What the task asks
Gather, from the listing beneath this task, every line holding the string "with".

Dataset excerpt
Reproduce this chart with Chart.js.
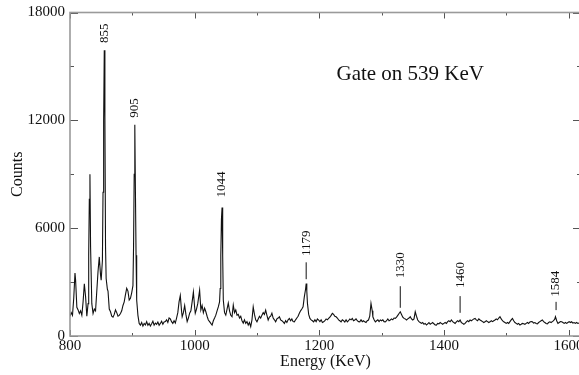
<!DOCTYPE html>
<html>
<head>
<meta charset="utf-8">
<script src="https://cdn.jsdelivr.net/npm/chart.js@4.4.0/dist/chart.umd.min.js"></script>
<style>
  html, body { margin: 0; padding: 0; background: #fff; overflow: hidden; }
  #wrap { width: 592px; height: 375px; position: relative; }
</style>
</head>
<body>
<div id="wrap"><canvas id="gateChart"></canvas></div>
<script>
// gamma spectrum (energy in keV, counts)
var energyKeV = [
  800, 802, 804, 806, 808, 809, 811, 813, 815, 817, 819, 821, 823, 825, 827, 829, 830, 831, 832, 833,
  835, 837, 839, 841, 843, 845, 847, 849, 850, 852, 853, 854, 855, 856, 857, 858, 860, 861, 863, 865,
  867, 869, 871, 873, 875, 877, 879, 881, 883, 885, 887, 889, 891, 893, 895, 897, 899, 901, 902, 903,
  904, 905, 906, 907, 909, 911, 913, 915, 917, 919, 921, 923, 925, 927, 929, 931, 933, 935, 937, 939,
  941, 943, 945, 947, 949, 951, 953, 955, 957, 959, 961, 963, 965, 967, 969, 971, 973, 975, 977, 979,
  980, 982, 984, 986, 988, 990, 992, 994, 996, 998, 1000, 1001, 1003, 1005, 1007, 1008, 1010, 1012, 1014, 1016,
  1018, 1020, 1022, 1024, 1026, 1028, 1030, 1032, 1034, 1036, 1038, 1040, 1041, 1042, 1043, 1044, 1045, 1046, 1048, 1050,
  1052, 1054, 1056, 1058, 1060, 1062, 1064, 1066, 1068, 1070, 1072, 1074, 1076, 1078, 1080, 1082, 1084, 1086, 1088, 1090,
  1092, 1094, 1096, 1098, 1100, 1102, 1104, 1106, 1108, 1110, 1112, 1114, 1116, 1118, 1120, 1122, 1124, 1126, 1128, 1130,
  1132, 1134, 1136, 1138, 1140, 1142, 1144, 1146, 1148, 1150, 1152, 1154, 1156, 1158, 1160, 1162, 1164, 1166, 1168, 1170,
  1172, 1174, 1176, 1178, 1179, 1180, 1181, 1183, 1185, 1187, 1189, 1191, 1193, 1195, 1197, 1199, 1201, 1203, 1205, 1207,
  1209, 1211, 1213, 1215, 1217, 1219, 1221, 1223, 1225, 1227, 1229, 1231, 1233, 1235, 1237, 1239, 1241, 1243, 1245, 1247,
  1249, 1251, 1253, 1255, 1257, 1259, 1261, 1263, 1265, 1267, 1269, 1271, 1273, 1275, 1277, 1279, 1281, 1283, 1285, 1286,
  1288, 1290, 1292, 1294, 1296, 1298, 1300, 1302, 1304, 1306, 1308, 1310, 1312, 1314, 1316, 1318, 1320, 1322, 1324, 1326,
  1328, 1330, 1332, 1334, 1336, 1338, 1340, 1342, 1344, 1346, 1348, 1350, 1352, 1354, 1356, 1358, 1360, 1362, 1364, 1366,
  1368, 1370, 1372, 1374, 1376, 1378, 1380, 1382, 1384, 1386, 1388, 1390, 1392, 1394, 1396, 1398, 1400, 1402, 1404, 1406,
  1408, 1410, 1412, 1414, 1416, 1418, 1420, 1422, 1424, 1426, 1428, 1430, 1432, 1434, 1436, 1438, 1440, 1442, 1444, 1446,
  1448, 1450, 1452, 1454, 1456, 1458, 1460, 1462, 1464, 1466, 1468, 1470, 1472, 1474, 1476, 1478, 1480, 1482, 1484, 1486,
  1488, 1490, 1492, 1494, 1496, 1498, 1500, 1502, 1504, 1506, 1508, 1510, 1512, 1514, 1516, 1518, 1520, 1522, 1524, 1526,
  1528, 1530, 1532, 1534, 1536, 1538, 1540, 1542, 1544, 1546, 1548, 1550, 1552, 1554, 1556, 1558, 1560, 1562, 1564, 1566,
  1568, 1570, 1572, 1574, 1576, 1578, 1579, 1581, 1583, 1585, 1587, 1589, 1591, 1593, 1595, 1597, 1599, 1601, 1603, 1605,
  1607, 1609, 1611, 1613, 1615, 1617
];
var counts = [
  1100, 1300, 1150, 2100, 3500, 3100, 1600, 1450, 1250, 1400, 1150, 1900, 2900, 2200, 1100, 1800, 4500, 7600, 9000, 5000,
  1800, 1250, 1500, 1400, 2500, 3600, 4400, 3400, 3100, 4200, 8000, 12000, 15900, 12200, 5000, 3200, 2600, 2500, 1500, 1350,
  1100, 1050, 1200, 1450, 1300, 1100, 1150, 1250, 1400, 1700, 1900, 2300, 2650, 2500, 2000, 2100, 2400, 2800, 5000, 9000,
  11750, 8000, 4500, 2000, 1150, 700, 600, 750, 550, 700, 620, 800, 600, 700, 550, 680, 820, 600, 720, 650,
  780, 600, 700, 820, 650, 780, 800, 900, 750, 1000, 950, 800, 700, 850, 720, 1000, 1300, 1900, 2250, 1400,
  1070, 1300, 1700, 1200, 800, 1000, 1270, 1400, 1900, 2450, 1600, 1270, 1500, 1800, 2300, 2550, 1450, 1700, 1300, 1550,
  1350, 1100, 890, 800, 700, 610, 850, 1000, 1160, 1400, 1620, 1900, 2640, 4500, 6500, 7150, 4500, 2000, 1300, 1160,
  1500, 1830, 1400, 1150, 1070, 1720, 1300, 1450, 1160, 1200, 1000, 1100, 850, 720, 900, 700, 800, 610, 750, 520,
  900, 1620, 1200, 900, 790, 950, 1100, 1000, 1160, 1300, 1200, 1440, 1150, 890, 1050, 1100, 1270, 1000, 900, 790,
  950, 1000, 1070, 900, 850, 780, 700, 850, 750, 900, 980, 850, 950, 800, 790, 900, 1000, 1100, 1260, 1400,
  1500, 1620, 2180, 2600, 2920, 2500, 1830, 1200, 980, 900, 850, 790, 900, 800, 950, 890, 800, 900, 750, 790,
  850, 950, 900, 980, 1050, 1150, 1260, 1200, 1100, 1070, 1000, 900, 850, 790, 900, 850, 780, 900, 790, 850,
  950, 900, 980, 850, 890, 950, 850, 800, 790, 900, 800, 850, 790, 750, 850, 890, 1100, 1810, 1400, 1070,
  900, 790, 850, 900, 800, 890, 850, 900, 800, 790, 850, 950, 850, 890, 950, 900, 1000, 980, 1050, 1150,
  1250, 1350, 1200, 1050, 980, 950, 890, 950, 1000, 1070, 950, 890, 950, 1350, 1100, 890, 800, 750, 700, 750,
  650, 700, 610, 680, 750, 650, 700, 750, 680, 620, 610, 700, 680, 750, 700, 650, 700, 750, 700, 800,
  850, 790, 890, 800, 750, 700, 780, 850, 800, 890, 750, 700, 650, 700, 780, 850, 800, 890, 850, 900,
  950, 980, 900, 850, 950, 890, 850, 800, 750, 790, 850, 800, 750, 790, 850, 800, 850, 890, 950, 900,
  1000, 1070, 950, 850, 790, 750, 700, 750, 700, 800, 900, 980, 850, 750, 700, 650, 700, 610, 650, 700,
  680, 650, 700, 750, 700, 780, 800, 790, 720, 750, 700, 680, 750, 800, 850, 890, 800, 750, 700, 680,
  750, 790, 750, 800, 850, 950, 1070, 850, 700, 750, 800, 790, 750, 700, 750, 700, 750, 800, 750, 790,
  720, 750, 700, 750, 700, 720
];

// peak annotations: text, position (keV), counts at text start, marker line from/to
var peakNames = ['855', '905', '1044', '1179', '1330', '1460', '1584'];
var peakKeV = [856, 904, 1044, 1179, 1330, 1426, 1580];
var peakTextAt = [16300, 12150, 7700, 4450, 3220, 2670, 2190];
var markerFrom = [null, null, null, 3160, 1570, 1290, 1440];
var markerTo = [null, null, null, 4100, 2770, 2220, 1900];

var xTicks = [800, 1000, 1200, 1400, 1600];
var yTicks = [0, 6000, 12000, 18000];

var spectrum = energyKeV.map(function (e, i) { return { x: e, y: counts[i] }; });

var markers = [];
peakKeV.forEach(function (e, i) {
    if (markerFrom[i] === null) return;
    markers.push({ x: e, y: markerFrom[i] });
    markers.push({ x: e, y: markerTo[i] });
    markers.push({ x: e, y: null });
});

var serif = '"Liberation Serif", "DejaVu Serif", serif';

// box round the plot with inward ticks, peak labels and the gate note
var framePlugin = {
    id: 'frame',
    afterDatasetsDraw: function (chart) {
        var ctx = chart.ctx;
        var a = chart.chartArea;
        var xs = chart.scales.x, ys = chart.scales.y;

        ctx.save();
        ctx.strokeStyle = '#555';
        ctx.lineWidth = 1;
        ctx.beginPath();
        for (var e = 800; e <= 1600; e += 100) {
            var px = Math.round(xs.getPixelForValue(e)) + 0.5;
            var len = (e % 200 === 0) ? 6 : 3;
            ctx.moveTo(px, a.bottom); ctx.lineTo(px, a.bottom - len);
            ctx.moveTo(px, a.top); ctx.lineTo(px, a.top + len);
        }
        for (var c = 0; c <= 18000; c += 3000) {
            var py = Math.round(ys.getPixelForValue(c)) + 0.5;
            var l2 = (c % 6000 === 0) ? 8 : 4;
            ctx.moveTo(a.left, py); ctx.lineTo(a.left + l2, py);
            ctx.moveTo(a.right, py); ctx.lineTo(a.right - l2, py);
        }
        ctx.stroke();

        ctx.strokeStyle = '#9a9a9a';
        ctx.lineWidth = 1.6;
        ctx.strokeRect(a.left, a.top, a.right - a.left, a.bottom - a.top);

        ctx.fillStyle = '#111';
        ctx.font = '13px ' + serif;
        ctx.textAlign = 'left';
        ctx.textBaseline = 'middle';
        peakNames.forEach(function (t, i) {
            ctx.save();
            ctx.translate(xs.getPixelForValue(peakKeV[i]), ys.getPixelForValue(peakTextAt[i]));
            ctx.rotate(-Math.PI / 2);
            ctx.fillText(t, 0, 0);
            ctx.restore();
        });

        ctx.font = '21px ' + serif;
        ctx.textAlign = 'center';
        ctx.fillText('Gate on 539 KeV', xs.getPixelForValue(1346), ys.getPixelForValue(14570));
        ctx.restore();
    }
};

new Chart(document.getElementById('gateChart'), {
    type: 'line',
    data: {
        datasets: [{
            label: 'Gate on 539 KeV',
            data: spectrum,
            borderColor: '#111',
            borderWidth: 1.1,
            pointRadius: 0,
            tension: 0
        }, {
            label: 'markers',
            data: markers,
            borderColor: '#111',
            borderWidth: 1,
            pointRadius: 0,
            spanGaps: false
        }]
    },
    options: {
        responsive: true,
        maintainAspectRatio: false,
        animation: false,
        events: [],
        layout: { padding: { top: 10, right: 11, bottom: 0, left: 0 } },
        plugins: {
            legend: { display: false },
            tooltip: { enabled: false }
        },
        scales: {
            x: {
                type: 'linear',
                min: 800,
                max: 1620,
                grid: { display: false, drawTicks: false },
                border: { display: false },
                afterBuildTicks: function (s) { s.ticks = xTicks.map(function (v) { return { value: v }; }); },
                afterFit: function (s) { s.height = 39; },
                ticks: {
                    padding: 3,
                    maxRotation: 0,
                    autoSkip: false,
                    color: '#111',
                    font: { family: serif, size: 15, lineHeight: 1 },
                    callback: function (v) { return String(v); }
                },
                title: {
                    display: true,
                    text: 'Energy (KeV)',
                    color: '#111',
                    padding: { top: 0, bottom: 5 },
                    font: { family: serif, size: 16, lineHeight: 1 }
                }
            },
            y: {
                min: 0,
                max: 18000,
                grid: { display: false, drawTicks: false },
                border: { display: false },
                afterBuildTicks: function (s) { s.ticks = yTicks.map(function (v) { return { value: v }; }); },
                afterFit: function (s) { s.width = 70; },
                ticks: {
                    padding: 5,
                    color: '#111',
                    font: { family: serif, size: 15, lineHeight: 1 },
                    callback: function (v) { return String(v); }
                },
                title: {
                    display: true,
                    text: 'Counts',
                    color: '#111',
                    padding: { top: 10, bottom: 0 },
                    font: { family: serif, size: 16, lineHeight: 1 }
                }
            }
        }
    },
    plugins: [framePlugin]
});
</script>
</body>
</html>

Solution for this task
Reproduce this chart with Chart.js.
// box round the plot with inward ticks, peak labels and the gate note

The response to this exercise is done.